Given request: Copy out all of the data below with no alterations.

Available data:
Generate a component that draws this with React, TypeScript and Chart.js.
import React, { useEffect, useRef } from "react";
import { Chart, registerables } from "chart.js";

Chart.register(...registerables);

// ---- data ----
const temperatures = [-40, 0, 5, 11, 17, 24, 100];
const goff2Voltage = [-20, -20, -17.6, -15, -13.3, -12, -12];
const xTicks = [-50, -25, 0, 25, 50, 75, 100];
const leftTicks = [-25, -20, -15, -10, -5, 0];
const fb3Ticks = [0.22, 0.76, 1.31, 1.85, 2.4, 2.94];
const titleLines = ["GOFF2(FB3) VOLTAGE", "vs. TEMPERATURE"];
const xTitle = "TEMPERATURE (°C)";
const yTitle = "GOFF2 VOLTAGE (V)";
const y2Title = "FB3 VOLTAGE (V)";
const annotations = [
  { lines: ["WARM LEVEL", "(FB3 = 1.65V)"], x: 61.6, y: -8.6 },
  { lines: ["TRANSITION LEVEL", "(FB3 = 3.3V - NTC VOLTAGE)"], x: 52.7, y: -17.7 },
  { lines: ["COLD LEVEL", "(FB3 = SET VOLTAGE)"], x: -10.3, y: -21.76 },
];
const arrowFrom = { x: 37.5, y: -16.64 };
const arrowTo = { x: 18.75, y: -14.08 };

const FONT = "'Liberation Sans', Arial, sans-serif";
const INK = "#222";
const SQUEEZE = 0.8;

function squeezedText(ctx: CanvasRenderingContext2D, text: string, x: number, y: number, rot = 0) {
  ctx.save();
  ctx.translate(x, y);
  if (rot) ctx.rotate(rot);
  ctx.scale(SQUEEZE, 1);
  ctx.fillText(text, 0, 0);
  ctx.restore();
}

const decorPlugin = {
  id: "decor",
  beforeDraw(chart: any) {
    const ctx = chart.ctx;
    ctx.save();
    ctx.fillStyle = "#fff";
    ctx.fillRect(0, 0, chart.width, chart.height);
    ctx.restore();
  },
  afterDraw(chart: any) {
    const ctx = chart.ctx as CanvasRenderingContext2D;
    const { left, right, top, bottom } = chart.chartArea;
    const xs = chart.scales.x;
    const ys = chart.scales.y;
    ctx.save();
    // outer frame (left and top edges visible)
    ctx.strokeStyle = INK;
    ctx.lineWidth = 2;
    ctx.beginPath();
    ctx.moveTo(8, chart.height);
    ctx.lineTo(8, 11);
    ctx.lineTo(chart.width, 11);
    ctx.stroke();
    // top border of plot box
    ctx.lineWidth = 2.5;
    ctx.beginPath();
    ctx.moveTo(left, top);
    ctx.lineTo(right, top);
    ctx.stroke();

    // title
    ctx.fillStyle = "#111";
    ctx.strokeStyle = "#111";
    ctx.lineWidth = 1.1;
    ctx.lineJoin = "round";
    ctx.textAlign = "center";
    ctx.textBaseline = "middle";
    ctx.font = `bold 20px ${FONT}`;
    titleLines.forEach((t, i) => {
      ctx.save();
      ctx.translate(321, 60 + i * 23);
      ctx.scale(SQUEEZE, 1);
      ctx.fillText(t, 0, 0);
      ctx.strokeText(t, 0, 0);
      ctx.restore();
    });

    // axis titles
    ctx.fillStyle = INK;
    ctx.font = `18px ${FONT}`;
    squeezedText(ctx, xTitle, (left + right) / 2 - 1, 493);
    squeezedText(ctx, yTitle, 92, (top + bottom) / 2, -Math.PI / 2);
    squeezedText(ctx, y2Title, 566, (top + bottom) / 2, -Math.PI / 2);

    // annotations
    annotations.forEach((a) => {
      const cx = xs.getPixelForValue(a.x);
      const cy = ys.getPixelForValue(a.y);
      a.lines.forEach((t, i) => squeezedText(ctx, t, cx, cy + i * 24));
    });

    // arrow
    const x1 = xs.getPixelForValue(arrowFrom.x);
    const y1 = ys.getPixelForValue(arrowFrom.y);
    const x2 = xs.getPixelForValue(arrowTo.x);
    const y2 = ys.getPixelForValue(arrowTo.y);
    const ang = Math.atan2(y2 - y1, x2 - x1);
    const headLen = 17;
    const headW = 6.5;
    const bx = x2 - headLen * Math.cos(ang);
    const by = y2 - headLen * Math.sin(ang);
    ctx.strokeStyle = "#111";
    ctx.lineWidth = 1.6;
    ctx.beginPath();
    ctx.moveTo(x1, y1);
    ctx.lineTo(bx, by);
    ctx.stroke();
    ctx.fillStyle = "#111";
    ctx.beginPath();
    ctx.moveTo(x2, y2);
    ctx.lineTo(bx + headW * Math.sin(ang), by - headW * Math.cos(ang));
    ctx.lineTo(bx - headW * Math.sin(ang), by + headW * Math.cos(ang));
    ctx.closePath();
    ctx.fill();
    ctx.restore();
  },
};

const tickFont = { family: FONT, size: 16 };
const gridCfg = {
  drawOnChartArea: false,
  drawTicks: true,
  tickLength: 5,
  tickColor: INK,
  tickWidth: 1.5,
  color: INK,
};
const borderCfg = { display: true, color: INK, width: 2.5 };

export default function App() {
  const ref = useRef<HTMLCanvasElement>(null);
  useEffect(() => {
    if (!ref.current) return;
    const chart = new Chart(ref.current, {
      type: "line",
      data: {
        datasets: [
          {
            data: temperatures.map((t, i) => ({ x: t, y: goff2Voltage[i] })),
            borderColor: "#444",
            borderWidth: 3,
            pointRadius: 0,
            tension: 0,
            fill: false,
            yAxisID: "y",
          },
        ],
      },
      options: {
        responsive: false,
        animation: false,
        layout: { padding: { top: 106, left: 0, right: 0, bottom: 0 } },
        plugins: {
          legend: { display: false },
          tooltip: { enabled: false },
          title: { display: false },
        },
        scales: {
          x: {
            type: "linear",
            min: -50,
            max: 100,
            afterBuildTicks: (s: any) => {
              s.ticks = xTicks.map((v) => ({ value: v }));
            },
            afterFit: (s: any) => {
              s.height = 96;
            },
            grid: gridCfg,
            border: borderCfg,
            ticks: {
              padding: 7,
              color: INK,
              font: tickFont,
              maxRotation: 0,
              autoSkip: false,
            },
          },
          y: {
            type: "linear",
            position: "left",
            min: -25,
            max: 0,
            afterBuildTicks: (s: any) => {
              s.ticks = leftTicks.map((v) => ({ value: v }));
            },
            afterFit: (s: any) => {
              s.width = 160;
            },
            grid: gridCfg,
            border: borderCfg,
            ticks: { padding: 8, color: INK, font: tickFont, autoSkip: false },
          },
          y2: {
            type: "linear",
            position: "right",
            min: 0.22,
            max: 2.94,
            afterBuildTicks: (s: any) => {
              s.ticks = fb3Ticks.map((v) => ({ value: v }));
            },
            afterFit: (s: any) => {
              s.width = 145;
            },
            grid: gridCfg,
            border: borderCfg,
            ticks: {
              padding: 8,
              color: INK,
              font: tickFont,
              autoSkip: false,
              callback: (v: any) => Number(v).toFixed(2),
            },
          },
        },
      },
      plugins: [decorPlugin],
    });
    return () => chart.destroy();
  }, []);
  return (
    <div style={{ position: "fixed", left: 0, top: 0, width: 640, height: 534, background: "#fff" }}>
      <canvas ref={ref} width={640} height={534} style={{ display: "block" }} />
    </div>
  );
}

Answer to the exercise:
Generate a component that draws this with React, TypeScript and Chart.js.
import React, { useEffect, useRef } from "react";
import { Chart, registerables } from "chart.js";

Chart.register(...registerables);

// ---- data ----
const temperatures = [-40, 0, 5, 11, 17, 24, 100];
const goff2Voltage = [-20, -20, -17.6, -15, -13.3, -12, -12];
const xTicks = [-50, -25, 0, 25, 50, 75, 100];
const leftTicks = [-25, -20, -15, -10, -5, 0];
const fb3Ticks = [0.22, 0.76, 1.31, 1.85, 2.4, 2.94];
const titleLines = ["GOFF2(FB3) VOLTAGE", "vs. TEMPERATURE"];
const xTitle = "TEMPERATURE (°C)";
const yTitle = "GOFF2 VOLTAGE (V)";
const y2Title = "FB3 VOLTAGE (V)";
const annotations = [
  { lines: ["WARM LEVEL", "(FB3 = 1.65V)"], x: 61.6, y: -8.6 },
  { lines: ["TRANSITION LEVEL", "(FB3 = 3.3V - NTC VOLTAGE)"], x: 52.7, y: -17.7 },
  { lines: ["COLD LEVEL", "(FB3 = SET VOLTAGE)"], x: -10.3, y: -21.76 },
];
const arrowFrom = { x: 37.5, y: -16.64 };
const arrowTo = { x: 18.75, y: -14.08 };

const FONT = "'Liberation Sans', Arial, sans-serif";
const INK = "#222";
const SQUEEZE = 0.8;

function squeezedText(ctx: CanvasRenderingContext2D, text: string, x: number, y: number, rot = 0) {
  ctx.save();
  ctx.translate(x, y);
  if (rot) ctx.rotate(rot);
  ctx.scale(SQUEEZE, 1);
  ctx.fillText(text, 0, 0);
  ctx.restore();
}

const decorPlugin = {
  id: "decor",
  beforeDraw(chart: any) {
    const ctx = chart.ctx;
    ctx.save();
    ctx.fillStyle = "#fff";
    ctx.fillRect(0, 0, chart.width, chart.height);
    ctx.restore();
  },
  afterDraw(chart: any) {
    const ctx = chart.ctx as CanvasRenderingContext2D;
    const { left, right, top, bottom } = chart.chartArea;
    const xs = chart.scales.x;
    const ys = chart.scales.y;
    ctx.save();
    // outer frame (left and top edges visible)
    ctx.strokeStyle = INK;
    ctx.lineWidth = 2;
    ctx.beginPath();
    ctx.moveTo(8, chart.height);
    ctx.lineTo(8, 11);
    ctx.lineTo(chart.width, 11);
    ctx.stroke();
    // top border of plot box
    ctx.lineWidth = 2.5;
    ctx.beginPath();
    ctx.moveTo(left, top);
    ctx.lineTo(right, top);
    ctx.stroke();

    // title
    ctx.fillStyle = "#111";
    ctx.strokeStyle = "#111";
    ctx.lineWidth = 1.1;
    ctx.lineJoin = "round";
    ctx.textAlign = "center";
    ctx.textBaseline = "middle";
    ctx.font = `bold 20px ${FONT}`;
    titleLines.forEach((t, i) => {
      ctx.save();
      ctx.translate(321, 60 + i * 23);
      ctx.scale(SQUEEZE, 1);
      ctx.fillText(t, 0, 0);
      ctx.strokeText(t, 0, 0);
      ctx.restore();
    });

    // axis titles
    ctx.fillStyle = INK;
    ctx.font = `18px ${FONT}`;
    squeezedText(ctx, xTitle, (left + right) / 2 - 1, 493);
    squeezedText(ctx, yTitle, 92, (top + bottom) / 2, -Math.PI / 2);
    squeezedText(ctx, y2Title, 566, (top + bottom) / 2, -Math.PI / 2);

    // annotations
    annotations.forEach((a) => {
      const cx = xs.getPixelForValue(a.x);
      const cy = ys.getPixelForValue(a.y);
      a.lines.forEach((t, i) => squeezedText(ctx, t, cx, cy + i * 24));
    });

    // arrow
    const x1 = xs.getPixelForValue(arrowFrom.x);
    const y1 = ys.getPixelForValue(arrowFrom.y);
    const x2 = xs.getPixelForValue(arrowTo.x);
    const y2 = ys.getPixelForValue(arrowTo.y);
    const ang = Math.atan2(y2 - y1, x2 - x1);
    const headLen = 17;
    const headW = 6.5;
    const bx = x2 - headLen * Math.cos(ang);
    const by = y2 - headLen * Math.sin(ang);
    ctx.strokeStyle = "#111";
    ctx.lineWidth = 1.6;
    ctx.beginPath();
    ctx.moveTo(x1, y1);
    ctx.lineTo(bx, by);
    ctx.stroke();
    ctx.fillStyle = "#111";
    ctx.beginPath();
    ctx.moveTo(x2, y2);
    ctx.lineTo(bx + headW * Math.sin(ang), by - headW * Math.cos(ang));
    ctx.lineTo(bx - headW * Math.sin(ang), by + headW * Math.cos(ang));
    ctx.closePath();
    ctx.fill();
    ctx.restore();
  },
};

const tickFont = { family: FONT, size: 16 };
const gridCfg = {
  drawOnChartArea: false,
  drawTicks: true,
  tickLength: 5,
  tickColor: INK,
  tickWidth: 1.5,
  color: INK,
};
const borderCfg = { display: true, color: INK, width: 2.5 };

export default function App() {
  const ref = useRef<HTMLCanvasElement>(null);
  useEffect(() => {
    if (!ref.current) return;
    const chart = new Chart(ref.current, {
      type: "line",
      data: {
        datasets: [
          {
            data: temperatures.map((t, i) => ({ x: t, y: goff2Voltage[i] })),
            borderColor: "#444",
            borderWidth: 3,
            pointRadius: 0,
            tension: 0,
            fill: false,
            yAxisID: "y",
          },
        ],
      },
      options: {
        responsive: false,
        animation: false,
        layout: { padding: { top: 106, left: 0, right: 0, bottom: 0 } },
        plugins: {
          legend: { display: false },
          tooltip: { enabled: false },
          title: { display: false },
        },
        scales: {
          x: {
            type: "linear",
            min: -50,
            max: 100,
            afterBuildTicks: (s: any) => {
              s.ticks = xTicks.map((v) => ({ value: v }));
            },
            afterFit: (s: any) => {
              s.height = 96;
            },
            grid: gridCfg,
            border: borderCfg,
            ticks: {
              padding: 7,
              color: INK,
              font: tickFont,
              maxRotation: 0,
              autoSkip: false,
            },
          },
          y: {
            type: "linear",
            position: "left",
            min: -25,
            max: 0,
            afterBuildTicks: (s: any) => {
              s.ticks = leftTicks.map((v) => ({ value: v }));
            },
            afterFit: (s: any) => {
              s.width = 160;
            },
            grid: gridCfg,
            border: borderCfg,
            ticks: { padding: 8, color: INK, font: tickFont, autoSkip: false },
          },
          y2: {
            type: "linear",
            position: "right",
            min: 0.22,
            max: 2.94,
            afterBuildTicks: (s: any) => {
              s.ticks = fb3Ticks.map((v) => ({ value: v }));
            },
            afterFit: (s: any) => {
              s.width = 145;
            },
            grid: gridCfg,
            border: borderCfg,
            ticks: {
              padding: 8,
              color: INK,
              font: tickFont,
              autoSkip: false,
              callback: (v: any) => Number(v).toFixed(2),
            },
          },
        },
      },
      plugins: [decorPlugin],
    });
    return () => chart.destroy();
  }, []);
  return (
    <div style={{ position: "fixed", left: 0, top: 0, width: 640, height: 534, background: "#fff" }}>
      <canvas ref={ref} width={640} height={534} style={{ display: "block" }} />
    </div>
  );
}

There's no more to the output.